The second half of season two ("Season 2.5") began airing on January 6, 2006, after a three-month hiatus, during which the Sci-Fi Channel mounted a huge publicity effort. Battlestar Galactica picked up considerable critical acclaim from the mainstream press, including being named the #1 show of 2005 by Time magazine, and being listed on numerous top ten lists of both 2005 and 2006 by publications such as the Chicago Tribune, Entertainment Weekly, Newsday and TV Guide. The American Film Institute also named it one of the ten best television shows of 2005. There was some criticism that a few episodes following "Resurrection Ship, Part 2" were not up to par with previous episodes, such as the episode "Black Market", for which even Ron Moore expressed some disdain. Moore stated in his blog that he felt this was a result of the larger workload the series faced with twenty episodes, instead of thirteen in season one. However, episode 15, "Scar", was thought to bring the series back up to its high level of quality, and subsequent episodes "The Captain's Hand", "Downloaded", and the two part finale "Lay Down Your Burdens", were hailed by fans and critics alike. Moore expressed that the longer break between seasons two and three (seven months instead of two) would help to ensure that all episodes were up to the high level of quality that the production team strove to maintain.

==Reception==
===Critical response===
On Rotten Tomatoes, the season has an approval rating of 100% with an average score of 9.5 out of 10 based on 12 reviews. The website's critical consensus reads, "In its second season, Battlestar Galatica doubles down on the series' high-minded themes and satisfyingly complex storylines."

===Awards===
- Wins
- 2005 Saturn Award for Best Syndicated/Cable Television Series
- 2005 Saturn Award for Best Supporting Actor on Television – James Callis
- 2005 Saturn Award for Best Supporting Actress on Television – Katee Sackhoff
- 2006 Scream Award for Best Television Show
- 2006 Spacey Awards for Best Television Show
- 2005 Visual Effects Society Award for Outstanding Animated Character in a Live Action Broadcast Program, Commercial, or Music Video (Cylon Centurion in "Fragged")

- Nominations
- 2006 ALMA Award for Outstanding Actor in a Television Series – Edward James Olmos
- 2006 Emmy Award for Outstanding Special Visual Effects for a Series ("Resurrection Ship, Part 2")
- 2006 Emmy Award for Outstanding Costumes for a Series ("Lay Down Your Burdens, Part 2")
- 2006 Emmy Award for Outstanding Single-Camera Sound Mixing for a Series ("Scattered")
- 2006 Hugo Award for Best Dramatic Presentation, Short Form ("Pegasus")
- 2005 Saturn Award for Best Supporting Actor on Television – Jamie Bamber
- 2005 Saturn Award for Best Television Release on DVD (Season 2.0)
- 2005 Visual Effects Society Award for Outstanding Animated Character in a Live Action Broadcast Program, Commercial, or Music Video (Cylon in "Valley of Darkness")

==Home video releases==
Season 2.0 and 2.5 were released on DVD in region 1 on December 20, 2005, and September 19, 2006, respectively. The complete second season was released on Blu-ray Disc in region 1 on April 6, 2010. The complete second season was released on DVD in region 2 on August 28, 2006 and in region 4 on April 4, 2007.
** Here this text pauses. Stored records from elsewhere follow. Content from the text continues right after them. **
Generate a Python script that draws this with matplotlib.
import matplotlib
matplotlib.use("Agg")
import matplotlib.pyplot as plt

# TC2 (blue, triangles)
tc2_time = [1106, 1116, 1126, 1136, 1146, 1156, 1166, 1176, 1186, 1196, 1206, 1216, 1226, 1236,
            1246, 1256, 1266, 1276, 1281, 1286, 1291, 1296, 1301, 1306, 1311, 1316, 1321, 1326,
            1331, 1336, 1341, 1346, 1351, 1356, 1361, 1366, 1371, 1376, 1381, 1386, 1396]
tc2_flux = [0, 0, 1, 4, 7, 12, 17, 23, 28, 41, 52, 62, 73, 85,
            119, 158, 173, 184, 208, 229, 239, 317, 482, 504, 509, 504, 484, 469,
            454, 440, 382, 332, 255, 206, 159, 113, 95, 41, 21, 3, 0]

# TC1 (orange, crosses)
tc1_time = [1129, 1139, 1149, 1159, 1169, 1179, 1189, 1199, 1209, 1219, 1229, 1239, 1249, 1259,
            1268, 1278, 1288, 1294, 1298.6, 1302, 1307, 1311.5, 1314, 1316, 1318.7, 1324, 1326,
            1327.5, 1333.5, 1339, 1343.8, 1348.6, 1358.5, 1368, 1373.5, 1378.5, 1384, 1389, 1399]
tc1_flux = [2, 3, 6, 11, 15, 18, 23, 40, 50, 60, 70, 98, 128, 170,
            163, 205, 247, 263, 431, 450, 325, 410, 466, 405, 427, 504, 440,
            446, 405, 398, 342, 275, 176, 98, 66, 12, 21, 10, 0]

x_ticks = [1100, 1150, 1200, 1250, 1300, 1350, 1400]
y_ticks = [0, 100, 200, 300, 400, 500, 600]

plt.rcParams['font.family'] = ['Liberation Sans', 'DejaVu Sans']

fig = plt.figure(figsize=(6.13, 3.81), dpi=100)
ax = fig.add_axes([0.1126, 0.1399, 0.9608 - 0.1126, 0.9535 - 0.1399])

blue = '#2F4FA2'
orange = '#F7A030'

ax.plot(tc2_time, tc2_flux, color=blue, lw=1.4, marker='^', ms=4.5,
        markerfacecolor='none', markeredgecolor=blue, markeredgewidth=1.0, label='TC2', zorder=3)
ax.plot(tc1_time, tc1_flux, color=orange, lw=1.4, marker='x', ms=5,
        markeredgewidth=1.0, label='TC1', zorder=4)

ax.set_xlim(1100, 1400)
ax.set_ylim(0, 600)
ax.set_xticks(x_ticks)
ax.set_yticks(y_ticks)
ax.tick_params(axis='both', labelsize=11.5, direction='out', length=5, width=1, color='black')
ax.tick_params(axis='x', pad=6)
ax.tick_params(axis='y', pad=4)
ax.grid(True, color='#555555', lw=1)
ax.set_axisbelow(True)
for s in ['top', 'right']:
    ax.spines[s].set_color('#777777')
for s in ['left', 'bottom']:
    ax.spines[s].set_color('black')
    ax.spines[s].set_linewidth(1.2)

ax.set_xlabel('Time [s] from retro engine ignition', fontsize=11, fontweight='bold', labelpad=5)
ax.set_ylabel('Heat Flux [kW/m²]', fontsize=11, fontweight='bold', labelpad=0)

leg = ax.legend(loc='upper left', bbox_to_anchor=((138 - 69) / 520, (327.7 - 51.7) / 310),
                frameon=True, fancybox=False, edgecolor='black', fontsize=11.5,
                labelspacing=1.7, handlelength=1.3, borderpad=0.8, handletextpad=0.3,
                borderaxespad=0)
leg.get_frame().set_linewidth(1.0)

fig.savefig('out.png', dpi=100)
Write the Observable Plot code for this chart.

The Season 2.0 DVD set includes the first 10 episodes of season two. Special features on the set include creator Ronald D. Moore's podcast commentaries for 7 of the 10 episodes; a podcast for "Fragged" was not recorded, while the podcasts for "Flight of the Phoenix" and "Pegasus" were not recorded in time for the DVDs, but are available on the official website. Also included are deleted scenes for 9 episodes and a sneak peek promo for the second half of the season. The Season 2.5 DVD set includes the last 10 episodes of season two, plus the extended hour-long version of "Pegasus". Special features include Moore's podcast commentaries for all 10 episodes; he is joined by writers David Weddle and Bradley Thompson on "Scar", his wife Terry Dresbach on "Lay Down Your Burdens, Part 1" and executive producer David Eick on "Lay Down Your Burdens, Part 2". Moore and Eick provide audio commentary for the extended version of "Pegasus", a commentary specifically produced for the DVD. Also included are deleted scenes for 8 episodes, 7 of David Eick's videoblogs, and a collection of the R&D logos that appear at the end of each episode.